Your goal |
Leave out the pictures and set down exactly the lines from the start of the listing through the one with "import pandas as pd", both included.

- - -

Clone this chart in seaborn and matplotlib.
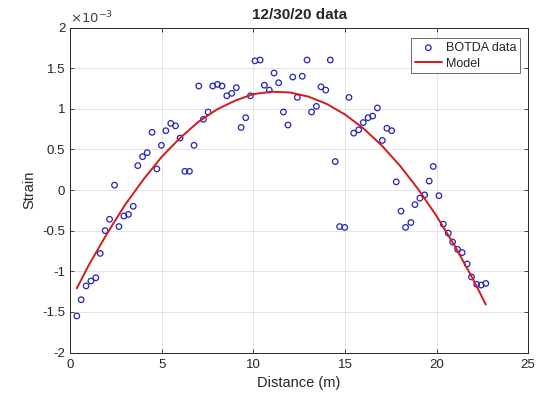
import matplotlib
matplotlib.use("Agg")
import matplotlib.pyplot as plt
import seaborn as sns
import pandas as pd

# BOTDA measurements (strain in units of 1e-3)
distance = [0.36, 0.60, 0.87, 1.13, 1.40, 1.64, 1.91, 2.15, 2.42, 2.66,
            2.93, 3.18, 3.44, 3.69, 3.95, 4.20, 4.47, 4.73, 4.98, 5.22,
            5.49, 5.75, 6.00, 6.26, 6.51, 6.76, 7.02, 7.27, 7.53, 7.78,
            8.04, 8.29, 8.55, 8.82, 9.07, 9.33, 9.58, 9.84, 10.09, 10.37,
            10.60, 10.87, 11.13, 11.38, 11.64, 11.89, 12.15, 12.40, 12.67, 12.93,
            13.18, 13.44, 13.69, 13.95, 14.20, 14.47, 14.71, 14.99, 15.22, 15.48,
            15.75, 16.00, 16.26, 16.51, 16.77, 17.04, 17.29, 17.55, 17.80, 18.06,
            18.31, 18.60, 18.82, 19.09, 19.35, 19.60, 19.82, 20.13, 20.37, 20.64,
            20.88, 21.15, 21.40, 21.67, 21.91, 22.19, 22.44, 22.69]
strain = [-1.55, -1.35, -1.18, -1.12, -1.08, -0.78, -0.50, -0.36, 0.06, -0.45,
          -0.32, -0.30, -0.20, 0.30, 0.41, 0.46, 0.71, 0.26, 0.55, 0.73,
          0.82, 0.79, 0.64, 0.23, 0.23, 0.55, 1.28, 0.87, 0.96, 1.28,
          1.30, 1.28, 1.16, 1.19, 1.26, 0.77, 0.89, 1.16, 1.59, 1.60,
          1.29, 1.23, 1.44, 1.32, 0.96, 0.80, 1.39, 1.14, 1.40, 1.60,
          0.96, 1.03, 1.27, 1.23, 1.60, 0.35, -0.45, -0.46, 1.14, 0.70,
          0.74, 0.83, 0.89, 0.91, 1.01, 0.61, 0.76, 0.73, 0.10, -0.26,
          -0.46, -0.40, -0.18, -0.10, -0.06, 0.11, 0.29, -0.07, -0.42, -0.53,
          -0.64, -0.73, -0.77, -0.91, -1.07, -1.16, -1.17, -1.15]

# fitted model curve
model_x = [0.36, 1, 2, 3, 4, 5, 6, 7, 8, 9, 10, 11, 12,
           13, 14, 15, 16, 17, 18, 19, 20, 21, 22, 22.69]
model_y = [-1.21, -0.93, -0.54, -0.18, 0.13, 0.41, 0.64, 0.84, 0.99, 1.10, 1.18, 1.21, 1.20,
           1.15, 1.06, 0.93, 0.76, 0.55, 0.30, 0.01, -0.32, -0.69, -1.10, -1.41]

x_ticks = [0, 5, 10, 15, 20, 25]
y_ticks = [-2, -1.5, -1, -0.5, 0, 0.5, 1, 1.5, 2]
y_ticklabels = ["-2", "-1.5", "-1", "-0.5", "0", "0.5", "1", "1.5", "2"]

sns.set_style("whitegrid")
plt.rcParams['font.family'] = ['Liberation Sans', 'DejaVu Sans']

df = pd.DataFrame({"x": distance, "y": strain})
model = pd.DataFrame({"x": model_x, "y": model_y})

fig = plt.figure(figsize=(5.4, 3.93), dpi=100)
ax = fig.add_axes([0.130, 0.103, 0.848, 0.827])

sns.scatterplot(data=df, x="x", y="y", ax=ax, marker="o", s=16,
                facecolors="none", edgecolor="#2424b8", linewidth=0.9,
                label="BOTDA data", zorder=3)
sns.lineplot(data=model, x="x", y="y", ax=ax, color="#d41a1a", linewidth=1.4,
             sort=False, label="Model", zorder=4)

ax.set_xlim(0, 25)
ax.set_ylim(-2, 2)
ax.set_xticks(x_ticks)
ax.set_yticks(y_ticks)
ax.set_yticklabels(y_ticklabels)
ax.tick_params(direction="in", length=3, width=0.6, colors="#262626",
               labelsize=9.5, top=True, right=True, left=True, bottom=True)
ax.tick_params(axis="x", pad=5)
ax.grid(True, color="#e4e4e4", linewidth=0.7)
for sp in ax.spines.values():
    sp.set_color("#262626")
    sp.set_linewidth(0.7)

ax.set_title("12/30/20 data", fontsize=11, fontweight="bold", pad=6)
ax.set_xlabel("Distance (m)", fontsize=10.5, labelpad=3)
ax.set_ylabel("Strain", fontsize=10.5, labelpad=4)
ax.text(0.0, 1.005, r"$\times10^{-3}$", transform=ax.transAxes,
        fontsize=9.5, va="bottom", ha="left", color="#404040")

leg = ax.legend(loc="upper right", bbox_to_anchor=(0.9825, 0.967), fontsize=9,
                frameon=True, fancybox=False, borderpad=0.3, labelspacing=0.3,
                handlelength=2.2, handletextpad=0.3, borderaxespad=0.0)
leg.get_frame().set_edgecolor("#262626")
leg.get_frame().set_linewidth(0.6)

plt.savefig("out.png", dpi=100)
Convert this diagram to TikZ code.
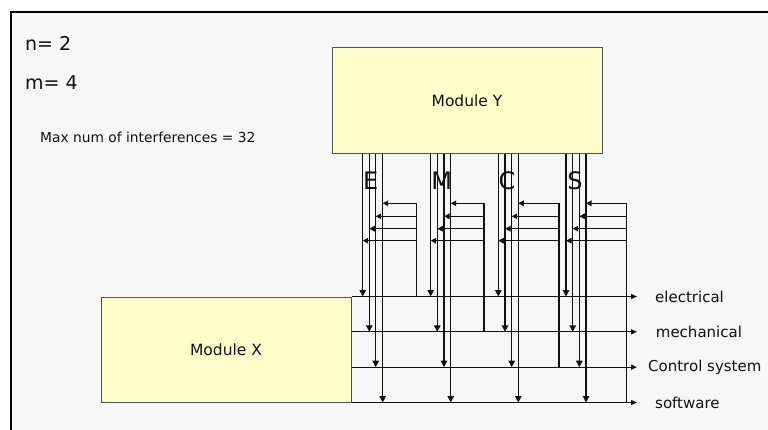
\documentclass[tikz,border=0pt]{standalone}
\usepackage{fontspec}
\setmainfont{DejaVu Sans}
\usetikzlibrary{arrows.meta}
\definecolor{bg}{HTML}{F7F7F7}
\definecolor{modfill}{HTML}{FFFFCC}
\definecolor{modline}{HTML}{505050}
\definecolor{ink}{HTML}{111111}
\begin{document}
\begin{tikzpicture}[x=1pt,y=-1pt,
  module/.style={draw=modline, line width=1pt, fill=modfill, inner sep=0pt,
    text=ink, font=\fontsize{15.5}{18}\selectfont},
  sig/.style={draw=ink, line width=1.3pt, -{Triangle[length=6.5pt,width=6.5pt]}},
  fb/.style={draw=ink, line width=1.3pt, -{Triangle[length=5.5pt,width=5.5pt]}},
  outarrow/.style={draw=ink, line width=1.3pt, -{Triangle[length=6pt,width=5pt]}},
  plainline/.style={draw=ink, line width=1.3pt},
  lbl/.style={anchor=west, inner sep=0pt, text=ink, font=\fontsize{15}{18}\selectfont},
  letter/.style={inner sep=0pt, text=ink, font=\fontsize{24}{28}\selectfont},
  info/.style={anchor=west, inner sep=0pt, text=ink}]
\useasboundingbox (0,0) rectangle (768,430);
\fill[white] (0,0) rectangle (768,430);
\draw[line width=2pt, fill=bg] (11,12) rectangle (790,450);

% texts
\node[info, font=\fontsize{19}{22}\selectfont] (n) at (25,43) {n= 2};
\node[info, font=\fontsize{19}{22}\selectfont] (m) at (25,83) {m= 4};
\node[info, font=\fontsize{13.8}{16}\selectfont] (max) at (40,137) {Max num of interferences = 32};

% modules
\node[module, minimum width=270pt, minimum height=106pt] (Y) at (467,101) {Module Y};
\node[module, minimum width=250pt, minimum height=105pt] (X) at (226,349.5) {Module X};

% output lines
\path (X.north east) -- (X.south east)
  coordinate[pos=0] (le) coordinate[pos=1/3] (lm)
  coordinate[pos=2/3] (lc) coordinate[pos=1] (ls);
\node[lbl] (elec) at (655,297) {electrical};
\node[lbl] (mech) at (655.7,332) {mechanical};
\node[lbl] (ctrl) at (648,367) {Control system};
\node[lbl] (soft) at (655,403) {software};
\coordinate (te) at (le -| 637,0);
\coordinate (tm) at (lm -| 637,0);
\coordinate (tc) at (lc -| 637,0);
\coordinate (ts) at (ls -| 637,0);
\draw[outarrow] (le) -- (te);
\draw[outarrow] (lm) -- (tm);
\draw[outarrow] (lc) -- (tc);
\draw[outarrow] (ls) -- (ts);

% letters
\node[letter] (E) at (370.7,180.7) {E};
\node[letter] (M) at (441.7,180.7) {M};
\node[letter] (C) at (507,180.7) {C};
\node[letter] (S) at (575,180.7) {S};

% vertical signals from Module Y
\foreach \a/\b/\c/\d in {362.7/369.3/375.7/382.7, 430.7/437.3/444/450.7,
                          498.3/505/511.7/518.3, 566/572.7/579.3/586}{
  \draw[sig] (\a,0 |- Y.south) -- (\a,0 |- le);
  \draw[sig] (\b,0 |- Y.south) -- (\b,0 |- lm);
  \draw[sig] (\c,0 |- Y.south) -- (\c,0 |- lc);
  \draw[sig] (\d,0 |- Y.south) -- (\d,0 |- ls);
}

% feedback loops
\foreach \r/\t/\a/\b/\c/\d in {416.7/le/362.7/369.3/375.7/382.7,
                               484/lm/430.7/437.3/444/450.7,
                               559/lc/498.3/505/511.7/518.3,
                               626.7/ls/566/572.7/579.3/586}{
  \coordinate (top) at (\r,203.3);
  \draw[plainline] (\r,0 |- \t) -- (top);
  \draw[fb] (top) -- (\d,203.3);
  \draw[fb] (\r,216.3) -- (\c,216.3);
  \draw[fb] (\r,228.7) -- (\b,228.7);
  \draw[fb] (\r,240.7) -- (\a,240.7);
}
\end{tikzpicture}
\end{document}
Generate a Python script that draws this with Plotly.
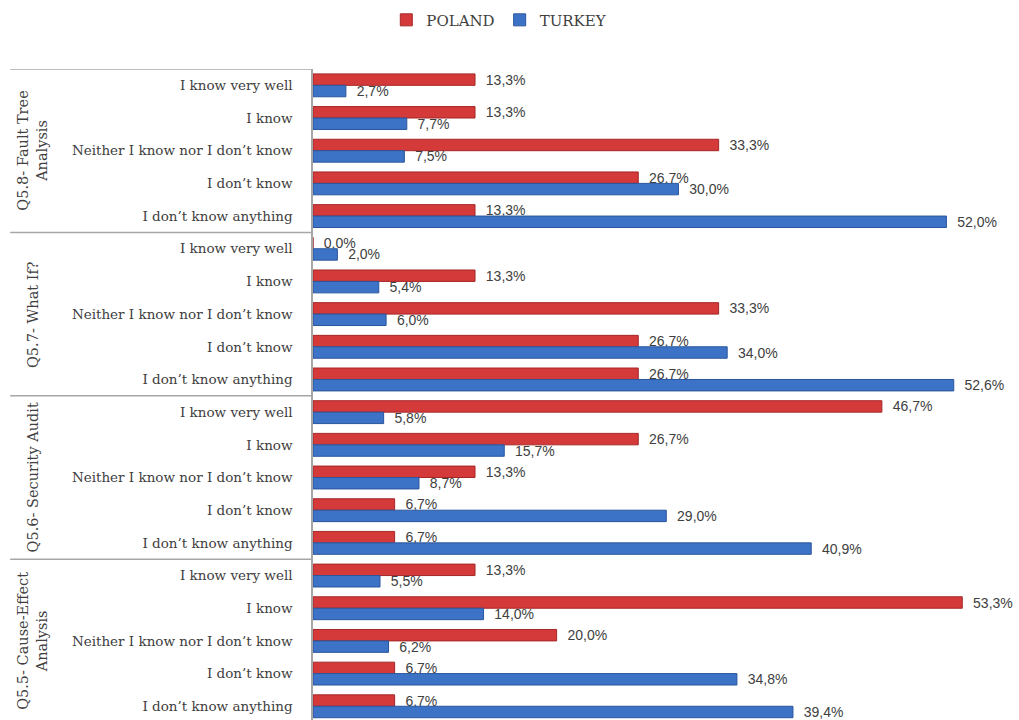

- - -

Task solution |
Clone this chart in seaborn and matplotlib.
import matplotlib
matplotlib.use("Agg")
import matplotlib.pyplot as plt
import seaborn as sns
import pandas as pd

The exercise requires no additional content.